Some senior Colombian church leaders who supported Father Rafael’s visa application were given the impression that it had been denied in response to opposition to his visit from the Colombian military. At first glance, the State Department’s action appears indefensible given the almost daily scandals perpetrated by the Uribe government and the Colombian military. The most recent scandal, involving what are called “false positives”, involves kidnapping of innocent noncombatants by Colombian Army units in one area, taking them to a different area of the country and murdering them, then turning up their bodies as “guerrillas killed in combat”, and receiving rewards for these killings, such as increased pay or more vacation time. Each of them is a “positive” in the Army’s lingo, i.e., a person supposedly killed in the Army’s long battle against the FARC or ELN guerrillas, but they are “false” because they were not in fact guerrillas, nor were they killed in combat.

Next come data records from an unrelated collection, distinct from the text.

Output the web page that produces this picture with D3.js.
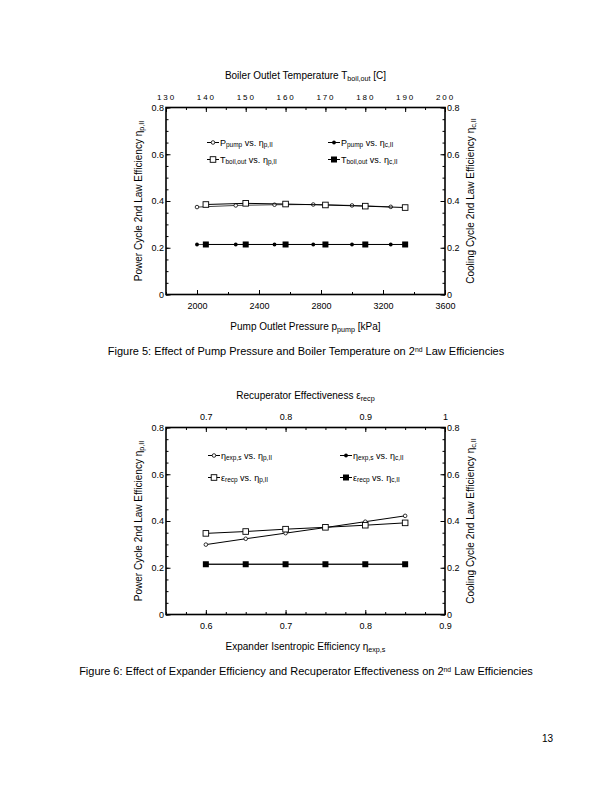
<!DOCTYPE html>
<meta charset="utf-8">
<title>Figures 5 and 6</title>
<style>
body { margin: 0; background: #fff; }
svg { font-family: "Liberation Sans", Arial, sans-serif; }
svg text, svg tspan { fill: #000; }
.tick text { font-size: 9px; fill: #000; }
.tick line { stroke: #000; }
.box { fill: none; stroke: #000; stroke-width: 1.6px; }
.ser { fill: none; stroke-width: 1px; }
</style>
<body>
<svg width="612" height="792"></svg>
<script src="https://d3js.org/d3.v7.min.js"></script>
<script>

// figure 5 data
var pumpP = [2000, 2250, 2500, 2750, 3000, 3250];
var etaP_pump = [0.374, 0.381, 0.384, 0.385, 0.381, 0.375];
var etaC_pump = [0.214, 0.214, 0.214, 0.214, 0.214, 0.214];
var boilT = [140, 150, 160, 170, 180, 190];
var etaP_boil = [0.385, 0.390, 0.387, 0.383, 0.378, 0.372];
var etaC_boil = [0.214, 0.214, 0.214, 0.214, 0.214, 0.214];
var pumpTicks = [2000, 2400, 2800, 3200, 3600];
var boilTicks = [130, 140, 150, 160, 170, 180, 190, 200];

// figure 6 data
var expEff = [0.6, 0.65, 0.7, 0.75, 0.8, 0.85];
var etaP_exp = [0.299, 0.324, 0.348, 0.372, 0.397, 0.422];
var etaC_exp = [0.215, 0.215, 0.215, 0.215, 0.215, 0.215];
var recpEff = [0.7, 0.75, 0.8, 0.85, 0.9, 0.95];
var etaP_recp = [0.347, 0.355, 0.365, 0.373, 0.382, 0.392];
var etaC_recp = [0.215, 0.215, 0.215, 0.215, 0.215, 0.215];
var expTicks = [0.6, 0.7, 0.8, 0.9];
var recpTicks = [0.7, 0.8, 0.9, 1];

var effTicks = [0, 0.2, 0.4, 0.6, 0.8];

var svg = d3.select("svg");

// text with subscript / superscript pieces: [text, "sub"|"sup"|null]
function rich(sel, parts, size) {
  parts.forEach(function(p) {
    var t = sel.append("tspan").attr("fill", "#000").text(p[0]);
    if (p[1] == "sub") t.attr("font-size", size * 0.72).attr("baseline-shift", "-22%");
    if (p[1] == "sup") t.attr("font-size", size * 0.62).attr("baseline-shift", "45%");
  });
}

function minor(lo, hi, step) {
  var out = [];
  for (var v = lo; v <= hi + step / 10; v += step) out.push(+v.toFixed(4));
  return out;
}

function drawChart(o) {
  var g = svg.append("g");
  var L = 166, R = 445, T = o.top, B = o.top + 187;

  var x = d3.scaleLinear().domain(o.xDom).range([L, R]);
  var x2 = d3.scaleLinear().domain(o.x2Dom).range([L, R]);
  var y = d3.scaleLinear().domain([0, 0.8]).range([B, T]);

  // minor ticks
  g.append("g").attr("transform", "translate(0," + B + ")")
    .call(d3.axisBottom(x).tickValues(minor(o.xDom[0], o.xDom[1], o.xMinor)).tickSize(-2.5).tickFormat(""));
  g.append("g").attr("transform", "translate(0," + T + ")")
    .call(d3.axisTop(x2).tickValues(minor(o.x2Dom[0], o.x2Dom[1], o.x2Minor)).tickSize(-2.5).tickFormat(""));
  g.append("g").attr("transform", "translate(" + L + ",0)")
    .call(d3.axisLeft(y).tickValues(minor(0, 0.8, 0.05)).tickSize(-2.5).tickFormat(""));
  g.append("g").attr("transform", "translate(" + R + ",0)")
    .call(d3.axisRight(y).tickValues(minor(0, 0.8, 0.05)).tickSize(-2.5).tickFormat(""));

  // major ticks with labels
  g.append("g").attr("transform", "translate(0," + B + ")")
    .call(d3.axisBottom(x).tickValues(o.xTicks).tickSize(-4.5).tickPadding(8).tickFormat(o.xFmt));
  var top = g.append("g").attr("transform", "translate(0," + T + ")")
    .call(d3.axisTop(x2).tickValues(o.x2Ticks).tickSize(-4.5).tickPadding(8).tickFormat(o.x2Fmt));
  if (o.spaced) top.selectAll("text").style("letter-spacing", "1.9px").style("font-size", "8px");
  g.append("g").attr("transform", "translate(" + L + ",0)")
    .call(d3.axisLeft(y).tickValues(effTicks).tickSize(-4.5).tickPadding(2).tickFormat(d3.format("")));
  g.append("g").attr("transform", "translate(" + R + ",0)")
    .call(d3.axisRight(y).tickValues(effTicks).tickSize(-4.5).tickPadding(2).tickFormat(d3.format("")));
  g.selectAll(".domain").remove();

  g.append("rect").attr("class", "box")
    .attr("x", L).attr("y", T).attr("width", R - L).attr("height", B - T);

  // series
  o.series.forEach(function(s) {
    var sx = s.top ? x2 : x;
    var pts = s.xs.map(function(v, i) { return [sx(v), y(s.ys[i])]; });
    g.append("path").attr("class", "ser").attr("stroke", s.stroke)
      .attr("d", d3.line()(pts));
    pts.forEach(function(p) { marker(g, s.mark, p[0], p[1]); });
  });

  // legend
  o.legend.forEach(function(d) {
    var lx = d.x, ly = T + d.dy;
    g.append("line").attr("x1", lx).attr("x2", lx + 12).attr("y1", ly).attr("y2", ly)
      .attr("stroke", "#000").attr("stroke-width", 1);
    marker(g, d.mark, lx + 6, ly);
    var t = g.append("text").attr("x", lx + 13).attr("y", ly + 3).attr("font-size", 9);
    rich(t, d.text, 9);
  });

  // titles
  var tt = g.append("text").attr("x", (L + R) / 2).attr("y", T - 29)
    .attr("text-anchor", "middle").attr("font-size", 10);
  rich(tt, o.topTitle, 10);
  var bt = g.append("text").attr("x", (L + R) / 2).attr("y", B + 35)
    .attr("text-anchor", "middle").attr("font-size", 10);
  rich(bt, o.botTitle, 10);
  var lt = g.append("text").attr("transform", "translate(142," + (T + B) / 2 + ") rotate(-90)")
    .attr("text-anchor", "middle").attr("font-size", 10);
  rich(lt, [["Power Cycle 2nd Law Efficiency "], ["\u03b7", null], ["p,II", "sub"]], 10);
  var rt = g.append("text").attr("transform", "translate(474," + (T + B) / 2 + ") rotate(-90)")
    .attr("text-anchor", "middle").attr("font-size", 10);
  rich(rt, [["Cooling Cycle 2nd Law Efficiency "], ["\u03b7", null], ["c,II", "sub"]], 10);

  var cap = g.append("text").attr("x", 306).attr("y", B + 60)
    .attr("text-anchor", "middle").attr("font-size", 11);
  rich(cap, o.caption, 11);
}

function marker(g, m, cx, cy) {
  if (m == "oc") g.append("circle").attr("cx", cx).attr("cy", cy).attr("r", 1.8)
    .attr("fill", "#fff").attr("stroke", "#000").attr("stroke-width", 0.8);
  if (m == "fc") g.append("circle").attr("cx", cx).attr("cy", cy).attr("r", 1.9).attr("fill", "#000");
  if (m == "os") g.append("rect").attr("x", cx - 2.8).attr("y", cy - 2.8).attr("width", 5.6).attr("height", 5.6)
    .attr("fill", "#fff").attr("stroke", "#000").attr("stroke-width", 0.9);
  if (m == "fs") g.append("rect").attr("x", cx - 3).attr("y", cy - 3).attr("width", 6).attr("height", 6)
    .attr("fill", "#000");
}

var eP = [["\u03b7"], ["p,II", "sub"]], eC = [["\u03b7"], ["c,II", "sub"]];

drawChart({
  top: 107.5,
  xDom: [1800, 3600], xTicks: pumpTicks, xMinor: 200, xFmt: d3.format(""),
  x2Dom: [130, 200], x2Ticks: boilTicks, x2Minor: 5, x2Fmt: d3.format(""), spaced: true,
  series: [
    { xs: pumpP, ys: etaP_pump, mark: "oc", stroke: "#444" },
    { xs: boilT, ys: etaP_boil, mark: "os", stroke: "#000", top: true },
    { xs: pumpP, ys: etaC_pump, mark: "fc", stroke: "#444" },
    { xs: boilT, ys: etaC_boil, mark: "fs", stroke: "#000", top: true }
  ],
  legend: [
    { x: 207, dy: 35, mark: "oc", text: [["P"], ["pump", "sub"], [" vs. "]].concat(eP) },
    { x: 328, dy: 35, mark: "fc", text: [["P"], ["pump", "sub"], [" vs. "]].concat(eC) },
    { x: 207, dy: 52, mark: "os", text: [["T"], ["boil,out", "sub"], [" vs. "]].concat(eP) },
    { x: 328, dy: 52, mark: "fs", text: [["T"], ["boil,out", "sub"], [" vs. "]].concat(eC) }
  ],
  topTitle: [["Boiler Outlet Temperature T"], ["boil,out", "sub"], [" [C]"]],
  botTitle: [["Pump Outlet Pressure p"], ["pump", "sub"], [" [kPa]"]],
  caption: [["Figure 5: Effect of Pump Pressure and Boiler Temperature on 2"], ["nd", "sup"], [" Law Efficiencies"]]
});

drawChart({
  top: 427.5,
  xDom: [0.55, 0.9], xTicks: expTicks, xMinor: 0.025, xFmt: d3.format(""),
  x2Dom: [0.65, 1.0], x2Ticks: recpTicks, x2Minor: 0.025, x2Fmt: d3.format(""), spaced: false,
  series: [
    { xs: expEff, ys: etaP_exp, mark: "oc", stroke: "#000" },
    { xs: recpEff, ys: etaP_recp, mark: "os", stroke: "#000", top: true },
    { xs: expEff, ys: etaC_exp, mark: "fc", stroke: "#444" },
    { xs: recpEff, ys: etaC_recp, mark: "fs", stroke: "#000", top: true }
  ],
  legend: [
    { x: 208, dy: 28, mark: "oc", text: [["\u03b7"], ["exp,s", "sub"], [" vs. "]].concat(eP) },
    { x: 340, dy: 28, mark: "fc", text: [["\u03b7"], ["exp,s", "sub"], [" vs. "]].concat(eC) },
    { x: 208, dy: 50, mark: "os", text: [["\u03b5"], ["recp", "sub"], [" vs. "]].concat(eP) },
    { x: 340, dy: 50, mark: "fs", text: [["\u03b5"], ["recp", "sub"], [" vs. "]].concat(eC) }
  ],
  topTitle: [["Recuperator Effectiveness "], ["\u03b5"], ["recp", "sub"]],
  botTitle: [["Expander Isentropic Efficiency "], ["\u03b7"], ["exp,s", "sub"]],
  caption: [["Figure 6: Effect of Expander Efficiency and Recuperator Effectiveness on 2"], ["nd", "sup"], [" Law Efficiencies"]]
});

svg.append("text").attr("x", 553).attr("y", 742).attr("text-anchor", "end")
  .attr("font-size", 10).text("13");

</script>
</body>
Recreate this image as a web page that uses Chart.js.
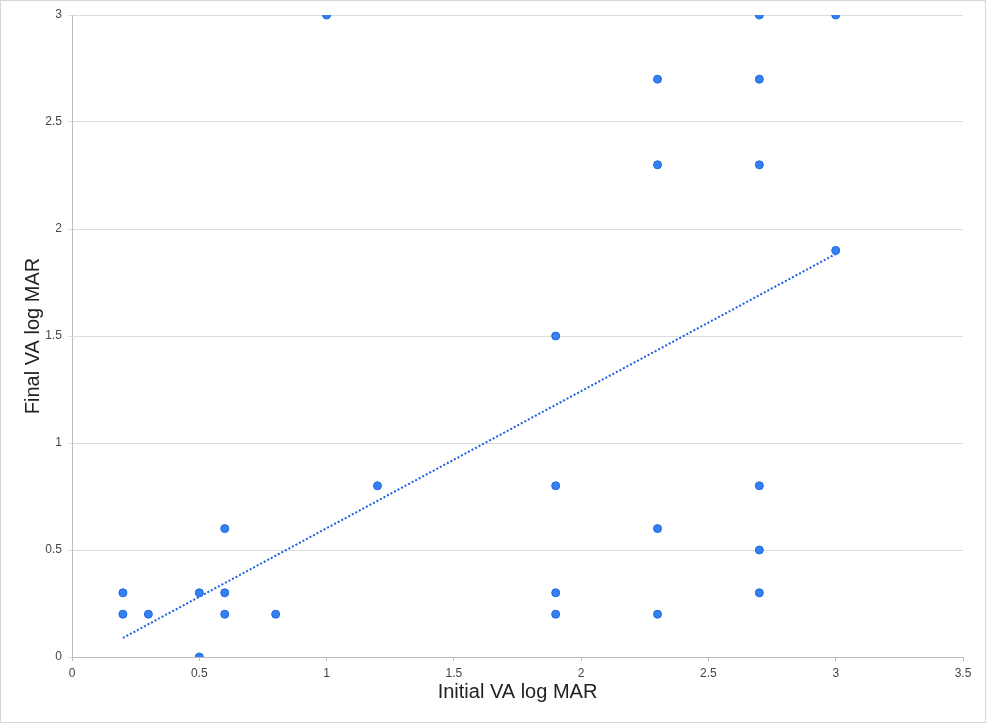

While the State Department would be hard-pressed to create a case that Father Rafael, who has worked tirelessly for the well-being of his parishioners, represents anything like a security threat to the United States, it is true that his name has appeared on a “hit list” issued by the “Aguilas Negras” (Black Eagles) paramilitaries, who operate with near-impunity in the Tiquisio area and throughout much of the rest of Colombia and whose membership in Colombia’s paramilitaries rightly classifies them as “terrorists.”
The Aguilas Negras surely do not want Father Rafael to travel abroad to publicize their misdeeds. His visa denial, which was done by the U.S. Consulate in Bogotá in apparent consultation with Colombian authorities, begs for a closer look at what are the connections between the Uribe Administration, the Colombian Army and the paramilitaries. It further illustrates the fact that the Colombian military has cordial ties to the Aguilas Negras. Even though the commander of the Colombian army was forced to resign a few days ago as a result of the “false positives” scandal, the State Department has no problem in vetoing the right of highly regarded U.S. groups focused on Colombian-American relations, like the CSN, to invite a humble parish priest to this country who is renowned for his good deeds, while almost routinely providing suspect Colombian Army officers visas to come to the United States to study in the Western Hemisphere Institute for Security Cooperation (formerly the School of the Americas). Furthermore, the U.S. government has financed the Colombian armed forces through Plan Colombia at the rate of more than 5 billion dollars over the past decade, while tolerating egregious misdeeds by that nation’s military.
What is most remarkable is where the U.S. government seems to be establishing its human rights benchmarks as a result of guidance from the Colombian military (with the support of President Alvaro Uribe and the U.S. Embassy in Bogotá), in an atmosphere where the Colombian President has done less than nothing to address the problem of having more than 4 million internally-displaced people (now more than any other country in the world) and upwards of fifty pro-government legislators facing indictment by the country’s prosecutor and Supreme Court over their ties to Colombia’s illegal, terrorist paramilitaries, as well as the continuing threats against and murders of labor union leaders. This is but part of the reason why a pending bilateral Free Trade Agreement with Colombia has been turned down by the U.S. Congress, including a vote against the measure cast by Senator Barack Obama. We would hope that the ban against Father Rafael’s visit would be overturned by Washington once the new President is inaugurated, given that the President-elect voted against the FTA with Colombia on human rights grounds.
The CSN, along with COHA and associated U.S. organizations which helped plan Father Rafael’s trip, has compiled a lengthy list of abuses and corrupt acts fomented by the Colombian military.
CSN and the Council on Hemispheric Affairs (COHA) are continuing to make representations to U.S. and Colombian officials condemning unprincipled actions of the Colombian government and Washington’s shared complicity in its stalwart defense of its Colombian allies, including its veto of Father Rafael’s planned visit. The expectation is that under an Obama administration respect for life and observance of human rights will be a centerpiece of its foreign policy, and one would hope that the new administration in Washington would take immediate steps to inculcate the staff of its embassy and consulate in Bogotá to uphold the sense of rectitude and honorable deportment that should accurately project U.S. domestic values abroad.
In recognition of the transgressions now being perpetrated by Colombian authorities, which now are appearing on the front pages of U.S. newspapers, Washington should welcome, not shun, genuine democrats who, like Father Rafael, work courageously and at great personal risk to improve their society by translating theoretical rights into practical ones. Such potential guests should be praised and rewarded for having put U.S. democratic values to the test. The State Department’s action in cancelling Father Rafael’s visit was a shameful action that needs to be condemned and reversed.